Heating one of the metals, either the positive or negative, of a
voltaic couple, usually increased their electric difference, making
most metals more positive, and some more negative; while heating the
second one also usually neutralized to a large extent the effect of
heating the first one. The electrical effect of heating a voltaic
couple is nearly wholly composed of the united effects of heating each
of the two metals separately, but is not however exactly the same,
because while in the former case the metals are dissimilar, and are
heated to the same temperature, in the latter they are similar, but
heated to different temperatures.

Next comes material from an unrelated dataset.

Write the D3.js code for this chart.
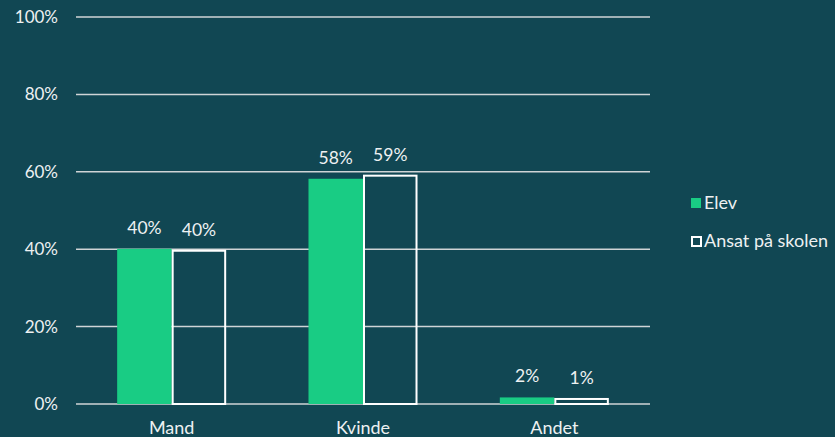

Also, when heating a voltaic pair,
the heat is applied to two metals, both of which are previously
electro-polar by contact with each other as well as by contact with
the liquid; but when heating one junction of a metal and liquid
couple, the metal has not been previously rendered electro-polar by
contact with a different one, and is therefore in a somewhat different
state. When a voltaic combination, in which the positive metal is
thermo-negative, and the negative one is thermo-positive, is heated,
the electric potential of the couple diminishes, notwithstanding that
the internal resistance is decreased.

Magnesium in particular, also zinc and cadmium, were greatly depressed
in electromotive force in electrolytes by elevation of temperature.
Reversals of position of two metals of a voltaic couple in the tension
series by rise of temperature were chiefly due to one of the two
metals increasing in electromotive force faster than the other, and in
many cases to one metal increasing and the other decreasing in
electromotive force, but only in a few cases was it a result of
simultaneous but unequal diminution of potential of the two metals.